I believe the recruitment process should be about making a connection for all parties involved. Often, we make the recruitment process about the organization and never get real insight as to what the other person's "why" is. Instead, we focus on the schedule and the process of elimination in order to secure the right people. I would challenge my fellow HR professionals and managers to try something new that gives you an overall better insight into candidates.

My recommendation is to put aside the interview questions that look and feel like this:

• Tell me about a situation when ...

How do you handle stress?

• What are your greatest strengths and weaknesses?

• Tell me about a time when ...

Let’s be honest: Most candidates have been rehearsing the answers to these questions for years. Preparation for almost everyone is about fine-tuning answers to the typical and most-asked interview questions. It is time to start focusing on people as individuals during the interview process.
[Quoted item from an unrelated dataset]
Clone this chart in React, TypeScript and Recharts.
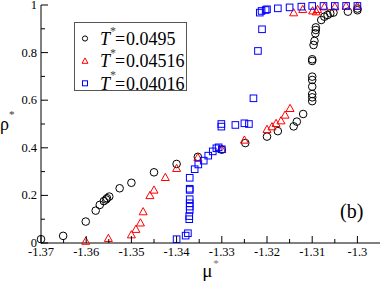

The easiest way to make a connection is to simply start with the classic, "Tell me about yourself" and let that guide the conversation for the interview. Put on your active listening ears, and engage from there. This allows you as the HR professional and/or manager to truly be present and tap into your intuition. It gives you the opportunity to make a decision that supports the organization's values and the individual's values as well.

Now I know you are probably thinking: What makes this process fair when I’m not asking each candidate the same questions? Is the process really fair at all once we start to making judgments and insert our own biases to arrive at a final decision anyway?

It’s a new day to try something that allows for meaningful connections that ultimately create the best situations for all parties involved. There is a lot of power associated with being connected to the people around you and allowing space for great synergies. When you are able to create great synergies, it makes room for better collaboration and a bigger impact, which ultimately supports the organization's bottom line.